__RECORDS TO PROCESS__:
# # # # # # #
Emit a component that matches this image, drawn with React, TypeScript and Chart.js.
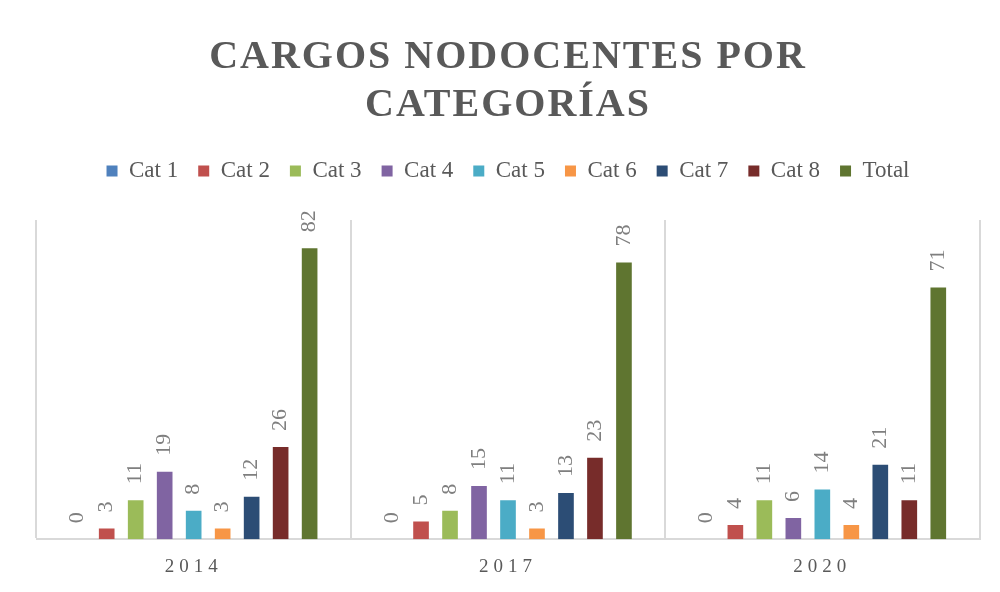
# # # # # # #
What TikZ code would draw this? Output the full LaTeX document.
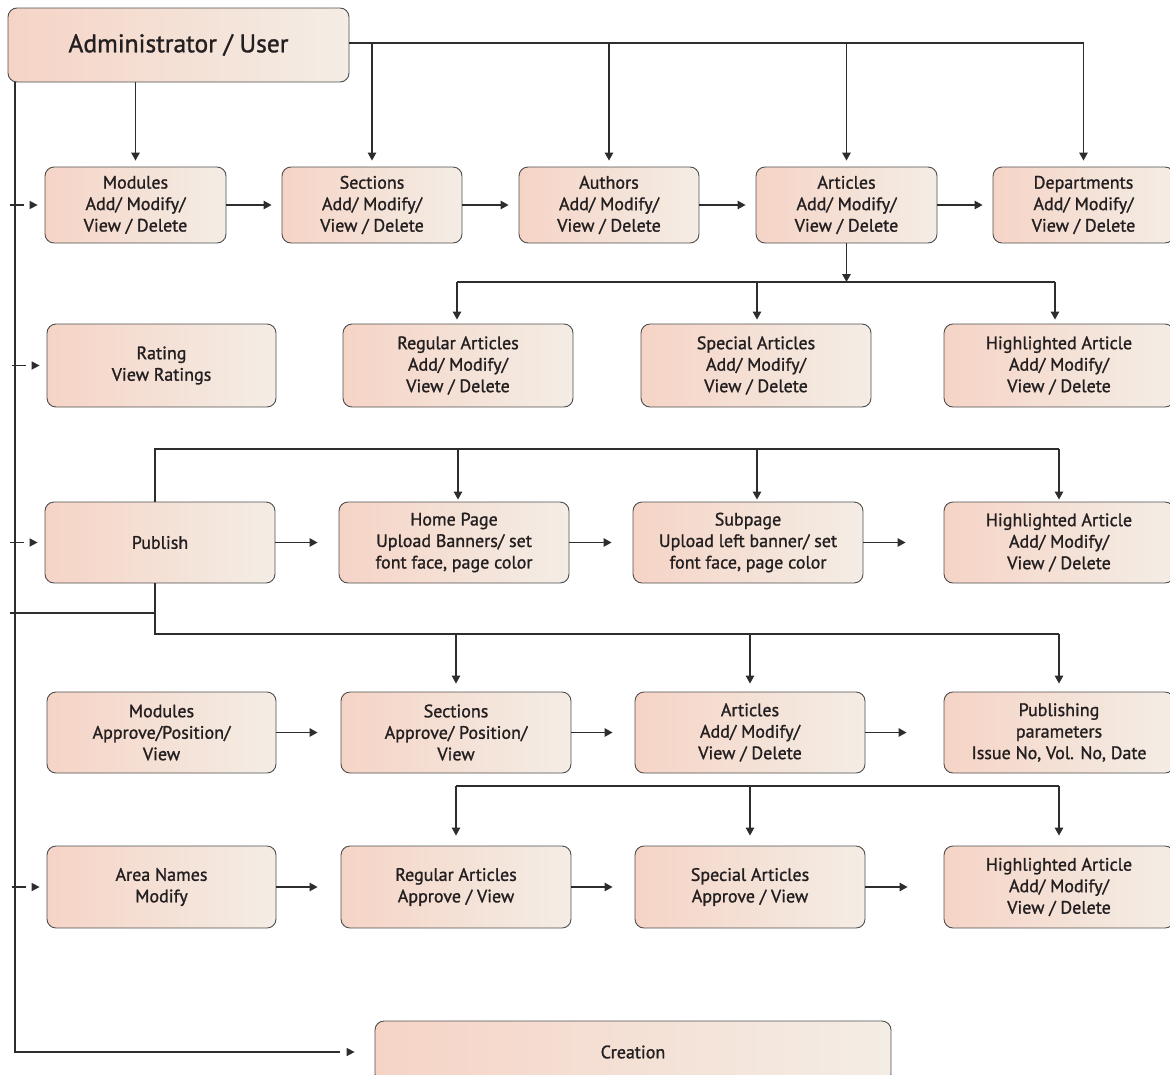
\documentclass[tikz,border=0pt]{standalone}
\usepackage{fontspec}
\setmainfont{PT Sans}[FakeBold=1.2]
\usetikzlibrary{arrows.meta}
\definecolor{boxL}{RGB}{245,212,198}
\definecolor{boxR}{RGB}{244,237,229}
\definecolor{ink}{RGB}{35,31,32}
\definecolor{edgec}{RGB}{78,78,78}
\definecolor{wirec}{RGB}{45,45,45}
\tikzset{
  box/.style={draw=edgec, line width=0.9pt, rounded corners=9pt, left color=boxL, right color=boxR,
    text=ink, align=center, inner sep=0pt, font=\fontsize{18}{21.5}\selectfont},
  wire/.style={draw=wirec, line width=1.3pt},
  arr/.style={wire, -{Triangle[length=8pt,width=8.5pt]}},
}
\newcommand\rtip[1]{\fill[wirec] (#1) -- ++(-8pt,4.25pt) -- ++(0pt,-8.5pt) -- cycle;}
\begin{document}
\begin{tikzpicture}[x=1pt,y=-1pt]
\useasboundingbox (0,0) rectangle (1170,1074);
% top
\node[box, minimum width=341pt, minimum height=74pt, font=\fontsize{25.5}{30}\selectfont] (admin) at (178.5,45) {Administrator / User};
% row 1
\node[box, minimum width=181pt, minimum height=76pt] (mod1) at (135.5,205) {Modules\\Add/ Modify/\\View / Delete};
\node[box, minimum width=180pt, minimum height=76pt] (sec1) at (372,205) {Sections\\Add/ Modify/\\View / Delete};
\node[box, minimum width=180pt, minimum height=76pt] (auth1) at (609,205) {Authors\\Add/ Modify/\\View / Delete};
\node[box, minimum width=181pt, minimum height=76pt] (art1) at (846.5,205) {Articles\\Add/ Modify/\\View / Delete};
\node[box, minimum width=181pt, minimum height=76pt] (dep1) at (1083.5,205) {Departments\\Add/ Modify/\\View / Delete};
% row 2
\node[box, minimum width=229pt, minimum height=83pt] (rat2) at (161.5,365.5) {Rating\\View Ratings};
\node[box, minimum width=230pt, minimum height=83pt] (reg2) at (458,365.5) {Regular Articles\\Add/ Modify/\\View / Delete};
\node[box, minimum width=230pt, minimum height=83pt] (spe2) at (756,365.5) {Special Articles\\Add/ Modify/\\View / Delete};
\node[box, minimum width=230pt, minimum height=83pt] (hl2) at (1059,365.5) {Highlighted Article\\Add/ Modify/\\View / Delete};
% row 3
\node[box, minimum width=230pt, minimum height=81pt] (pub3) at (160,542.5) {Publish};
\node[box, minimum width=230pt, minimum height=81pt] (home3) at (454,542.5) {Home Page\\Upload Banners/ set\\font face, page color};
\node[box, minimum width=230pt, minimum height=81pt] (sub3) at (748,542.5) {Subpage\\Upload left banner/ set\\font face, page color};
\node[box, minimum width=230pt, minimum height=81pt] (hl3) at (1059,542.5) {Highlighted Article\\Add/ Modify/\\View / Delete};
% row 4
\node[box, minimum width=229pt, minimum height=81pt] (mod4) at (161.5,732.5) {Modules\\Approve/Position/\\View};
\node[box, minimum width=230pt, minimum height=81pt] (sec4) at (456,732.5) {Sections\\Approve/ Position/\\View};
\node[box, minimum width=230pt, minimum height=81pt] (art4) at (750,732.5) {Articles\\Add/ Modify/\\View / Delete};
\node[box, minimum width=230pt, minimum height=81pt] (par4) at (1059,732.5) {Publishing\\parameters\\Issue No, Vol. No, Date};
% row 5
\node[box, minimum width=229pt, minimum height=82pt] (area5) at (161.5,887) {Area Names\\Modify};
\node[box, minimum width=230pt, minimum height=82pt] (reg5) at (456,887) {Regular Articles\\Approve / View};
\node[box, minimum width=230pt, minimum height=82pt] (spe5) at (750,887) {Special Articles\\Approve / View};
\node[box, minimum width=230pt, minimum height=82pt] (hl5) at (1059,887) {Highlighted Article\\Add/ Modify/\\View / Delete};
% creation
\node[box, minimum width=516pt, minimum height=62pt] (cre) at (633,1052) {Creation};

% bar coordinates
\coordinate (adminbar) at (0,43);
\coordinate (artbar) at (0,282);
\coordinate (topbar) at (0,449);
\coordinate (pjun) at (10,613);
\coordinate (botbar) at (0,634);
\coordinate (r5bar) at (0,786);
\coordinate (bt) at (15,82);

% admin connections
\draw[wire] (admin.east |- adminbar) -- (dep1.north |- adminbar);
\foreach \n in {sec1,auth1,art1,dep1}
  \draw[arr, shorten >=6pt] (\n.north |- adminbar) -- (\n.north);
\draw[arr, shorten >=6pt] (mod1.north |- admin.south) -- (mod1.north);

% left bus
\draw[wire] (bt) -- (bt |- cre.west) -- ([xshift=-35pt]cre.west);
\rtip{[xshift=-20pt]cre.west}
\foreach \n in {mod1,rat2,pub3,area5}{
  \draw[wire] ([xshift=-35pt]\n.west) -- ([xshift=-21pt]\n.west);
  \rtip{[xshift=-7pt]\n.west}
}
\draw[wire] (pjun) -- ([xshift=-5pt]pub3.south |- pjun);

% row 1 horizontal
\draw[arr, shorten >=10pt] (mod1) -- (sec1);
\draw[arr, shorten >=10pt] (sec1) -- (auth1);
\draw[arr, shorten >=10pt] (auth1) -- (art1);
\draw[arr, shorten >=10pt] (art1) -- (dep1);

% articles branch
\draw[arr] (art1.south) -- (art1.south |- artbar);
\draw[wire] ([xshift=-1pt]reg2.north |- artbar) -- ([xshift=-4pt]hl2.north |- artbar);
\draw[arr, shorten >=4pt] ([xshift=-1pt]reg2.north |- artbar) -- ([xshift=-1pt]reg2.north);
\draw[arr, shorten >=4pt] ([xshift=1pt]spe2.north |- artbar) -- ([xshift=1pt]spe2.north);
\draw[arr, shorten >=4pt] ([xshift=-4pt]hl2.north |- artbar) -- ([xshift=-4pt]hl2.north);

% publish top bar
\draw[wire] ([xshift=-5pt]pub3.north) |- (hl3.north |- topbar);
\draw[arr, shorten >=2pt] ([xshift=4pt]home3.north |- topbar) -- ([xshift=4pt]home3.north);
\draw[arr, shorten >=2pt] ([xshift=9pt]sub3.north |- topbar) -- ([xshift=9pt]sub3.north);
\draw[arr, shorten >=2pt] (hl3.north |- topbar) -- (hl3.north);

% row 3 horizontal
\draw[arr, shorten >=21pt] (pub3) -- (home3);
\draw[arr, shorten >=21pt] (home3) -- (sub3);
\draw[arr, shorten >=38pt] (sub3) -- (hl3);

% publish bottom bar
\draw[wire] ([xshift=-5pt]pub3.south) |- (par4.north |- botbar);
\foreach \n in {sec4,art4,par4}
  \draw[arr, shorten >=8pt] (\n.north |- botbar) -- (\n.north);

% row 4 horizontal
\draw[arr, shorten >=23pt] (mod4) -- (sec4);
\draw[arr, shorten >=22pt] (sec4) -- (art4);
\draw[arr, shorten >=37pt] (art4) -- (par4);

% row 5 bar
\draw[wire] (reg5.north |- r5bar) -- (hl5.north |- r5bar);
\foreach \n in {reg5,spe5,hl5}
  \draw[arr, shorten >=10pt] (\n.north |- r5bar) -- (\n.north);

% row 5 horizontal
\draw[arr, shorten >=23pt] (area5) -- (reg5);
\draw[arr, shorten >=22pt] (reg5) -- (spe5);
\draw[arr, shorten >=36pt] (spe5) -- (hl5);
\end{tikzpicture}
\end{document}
# # # # # # #
__DIRECTION__:
Pull out each line holding the string "this".

__ANSWER IN FULL__:
Emit a component that matches this image, drawn with React, TypeScript and Chart.js.
What TikZ code would draw this? Output the full LaTeX document.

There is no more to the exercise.